Atrian Bakers’s bread Tritordeum, made with the new cereal Agrasys, nominated to the Carrefour Innovation Awards

A new type of bread  produced by Atrian Bakers  and made with Tritordeum,  has been nominated for the 2015 Carrefour Innovation Awards. The new type of bread will be subjected to population vote until the 21st of June. Tritordeum cereal is the first man-made cereal without genetic modification suitable for human consumption. Developed in the late 70s by a group of scientists from the Institute for Sustainable Agriculture (IAS) of the Higher Council for Scientific Research (CSIC)), and after 30 years of research, Agrasys -a spin-off company based at the Barcelona Science Park, founded by researchers from the IAS and the industry, launched the new bread to the market in April 2013.

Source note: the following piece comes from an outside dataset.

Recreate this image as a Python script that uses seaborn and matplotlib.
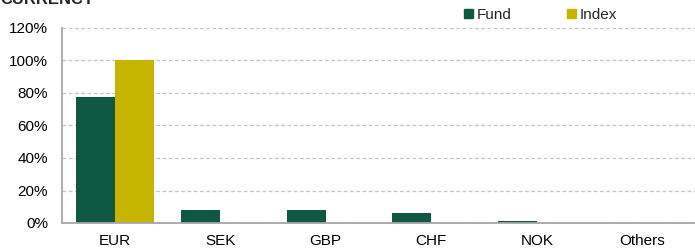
import matplotlib
matplotlib.use("Agg")
import matplotlib.pyplot as plt
import seaborn as sns
import pandas as pd
from matplotlib.ticker import PercentFormatter

# ── data ──────────────────────────────────────────────────────────────────────
CURRENCIES = ["EUR", "SEK", "GBP", "CHF", "NOK", "Others"]
FUND       = [77.5, 8.2, 8.0, 6.3, 1.3, 0.0]
INDEX      = [100.0, 0.0, 0.0, 0.0, 0.0, 0.0]

PALETTE = {"Fund": "#0F5841", "Index": "#C6B500"}

df = pd.DataFrame({
    "currency": CURRENCIES * 2,
    "series":   ["Fund"] * len(FUND) + ["Index"] * len(INDEX),
    "value":    FUND + INDEX,
})

sns.set_theme(style="white")
plt.rcParams["font.family"] = ["Liberation Sans", "DejaVu Sans"]

fig = plt.figure(figsize=(6.95, 2.52), dpi=100)
ax = fig.add_axes([62 / 695, 1 - 223 / 252, 1 - 62 / 695, 195 / 252])

sns.barplot(
    data=df, x="currency", y="value", hue="series",
    order=CURRENCIES, hue_order=["Fund", "Index"],
    palette=PALETTE, width=0.74, linewidth=0, saturation=1,
    ax=ax, legend=False,
)

ax.set_ylim(0, 120)
ax.set_xlim(-0.5, len(CURRENCIES) - 0.5)
ax.set_yticks(range(0, 121, 20))
ax.yaxis.set_major_formatter(PercentFormatter(decimals=0))
ax.yaxis.grid(True, linestyle=(0, (3, 2)), color="#C4C4C4", linewidth=0.9)
ax.set_axisbelow(True)
ax.set_xlabel("")
ax.set_ylabel("")
ax.tick_params(axis="both", length=0, labelsize=11, colors="#000000")
ax.tick_params(axis="y", pad=10)
ax.tick_params(axis="x", pad=8)

for side in ["top", "right"]:
    ax.spines[side].set_visible(False)
for side in ["left", "bottom"]:
    ax.spines[side].set_color("#A6A6A6")
    ax.spines[side].set_linewidth(1.3)

handles = [plt.Rectangle((0, 0), 1, 1, color=PALETTE[k]) for k in ["Fund", "Index"]]
fig.legend(
    handles, ["Fund", "Index"], ncol=2, frameon=False,
    loc="center left", bbox_to_anchor=(464 / 695, 1 - 15 / 252),
    handlelength=0.6, handleheight=0.6, handletextpad=0.25,
    columnspacing=3.6, fontsize=11, borderaxespad=0, borderpad=0,
)

# title is partly cropped at the top edge, as in the source image
fig.text(0.0, 1 - 4 / 252, "CURRENCY", fontsize=12, fontweight="bold",
         ha="left", va="baseline")

fig.savefig("out.png", dpi=100)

This new cereal is a natural combination of durum wheat (Triticum durum) and wild barley (Hordeum chilense) and has fewer indigestible proteins that cause non-celiac gluten intolerance. In addition, from a nutritional point of view, it contains more dietary fiber, oleic acid and lutein (an antioxidant related to ocular health) than wheat and combines essential minerals and fructans that help maintain bacterial flora in good condition. On the other hand, it is a cereal with a low environmental impact, as it requires less water and less fertilizers.

Throughout 2014 and 2015, a number of different national manufacturers, such as Atrian Bakers- have incorporated bakery and frozen pastry products made with this new cereal. Currently, more than 500 sales points -from artisans bakeries to large shopping centers in the Spanish State and Italy- have incorporated a wide variety of products (bread, rolls, pasta, beer, etc.) made  with the flour of this new natural cereal to their product list.

“Within two years, Tritordeum has established itself as a healthy consumption option for those seeking an alternative to conventional cereals. The nomination for the 2015 Carrefour Innovation Awards confirms the good acceptance that it has had in the market” says Pilar Barceló, Director General of Agrasys.

“We have put great expectations on Tritordeum, as a complement to our Nature range of products, breads without additives or preservatives, with long fermentations. We believe the future of the frozen dough is based on betting on innovative products, different from those that already exists and that provide a significant value to the consumer and his or her consumption experience” says Efrem Mallol, commercial director of Atrian Bakers.

From reach to great consumption

Agrasys is a spin-off of the CSIC located at the PCB and founded in 2005 by a group of scientists from the Institute of Sustainable Agriculture of Córdoba (IAS-CSIC) and the industry. The company focuses its activity on the development of new varieties of crops with high added value and projects are aimed at natural functional foods, innovative products and biomass and forage crops, in order to generate benefits for society. Since 2006, the firm has had exclusivity market rights and the Tritordeum improvement program, the new natural cereal developed by researchers at the IAS-CSIC. In April 2013, this natural cereal, the first to be developed by man for human consumption, was launched and became a commercial reality.

Popular vote

The Carrefour Innovation Awards, driven by the French retail chain, are intended to give support to companies in the food and large consumption sector which dedicate their efforts and investment in research to meet new market needs.

Tritordeum bread,  included in the category “oils, vinegars and basics food” will be subjected to the popular vote until 21 of June. From then on, the finalists products will be assessed by an external jury, composed of representatives from the world of research, business, academia and culture. The winners will not be announced until September, when the gala awards ceremony is expected to be held.